Technique and Analysis
Here you will find most of the existing methods used by professional investors and experienced traders to forecast if the value of a position will go in a specific direction, upward, downward or even sometimes with no change.
Well, the very first thing you need to understand is that this is not exact science … no matter all the technicalities or how well versed these traders or investors are on the matter, there is no way to be always right. … Why? … It is very simple; because the market is people … and even if you put all of them together and treat them as a bulk … like in the Theory of Chaos … people’s perception is difficult to predict … and it will always be.
As per www.businessdictionary.com, the definition of the “market” is “an actual or nominal place where forces of demand and supply operate, and where buyers and sellers interact to trade goods, services, contracts or instruments, for money”.
buyers and sellers … are people, and their perception of the “economy and business environment” is what drives supply and demand … and for our purpose of Binary Options what affects the trend of a position. A position could be currency, stocks, commodities, indices, etc.
But, before going any further let’s put together some definitions:
What are binary options?
Well, from their name they are options with two possible outcomes. In binary options trading, these outcomes are known as PUT or CALL trades. CALL trade is when the end value of a position ends above the current market value after a period of time, while PUT is the opposite.
- The position can be commodities, assets, stocks, shares, an index or currency.
- The current market value is the value at the time of making the trade
- The period of time could be minutes, hours, a week or a month.
If after the period of time the trade value matches the prediction, CALL or PUT, it is said.. that the trade is “in the money” and the contrary is “out of the money”.
Now, there is a risk … and this risk is known at the moment of making the trade … i.e., if the trade is “in the money” you will receive a PROFIT (typically between 50 to 80%, sometimes more) … but, if the trade is “out of the money” you will lose all or a big portion of your investment (typically you will receive only 5 to 10% of your investment).
As you can see Binary Options is a very simple concept and it is widely available on the Internet … but as I said, predicting the market is not a simple task.
There will always be a probability of losing your trade, but if you develop some knowledge you can lower that probability to a point where you can be in a good position to make good money.
As promised, in this section, I will provide the most important tools you will have to perform the technical analysis before making a position.
There are two (2) types of analysis:
1) Fundamental Analysis
This, more than analysis, it is information.

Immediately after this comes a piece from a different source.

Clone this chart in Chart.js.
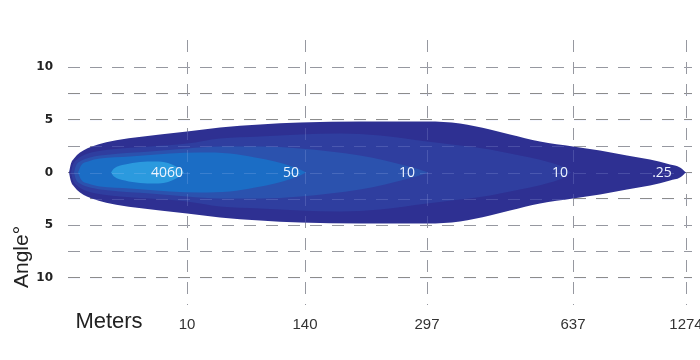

It is the knowledge of the news and events in the market with the potential to affect the value of a certain position. For example, if there is news that oil inventories are down the price of oil will likely increase.
This news and events are happening every day, and it requires from the trader to actually be aware of them through different channels. These can be financial news, newspaper and investment sites on-line, etc. My preference is www.investing.com economic calendar or finance.yahoo.com.
2) Technical Analysis
This analysis is about prediction, and like any prediction in life … it is based on the past. Basically, with this analysis the trader makes a prediction of the future trend by identifying patterns seen in the past.
This analysis relies on stock charts, these charts is the variation of the stock or position value with time and in the absence of significant “trend changers events” these charts would show an erratic oscillation of the stock price around an upper and a lower value. These upper and lower values are normally referred as support (lower price) and resistance (upper price).
When the market value is close to its support, or its resistance, the value would likely, either go upward (if close to its support) or go downward (if close to its resistance).
Binary Options traders can benefit from Bollinger bands to identify the moment to buy put or calls options. We should only pay attention to the upper and lower Bollinger Bands. If the price is close to the upper band (i.e., resistance), likely the price will go downward indicating the moment to buy a put option or if the price if close the lower band (i.e., support), a call option could be favorable.
The standard interpretation of the Bollinger Bands is that while prices are staying between the middle Bollinger band and the Upper Bollinger band the market is trending to the upside and when price is moving between the Lower Bollinger band and the middle one, market is trending to the downside. Click on the chart below for more details to build your own market chart/Boillinger Bands for your technical analysis.
In stock charts, trends are not like the stock prices moving upward or downward following a straight line. Instead they are more like a series of highs and lows. In trend analysis, when there is a pattern of higher highs and higher lows, it is defined as an uptrend while a series of lower highs and lower lows would be defined as a downtrend.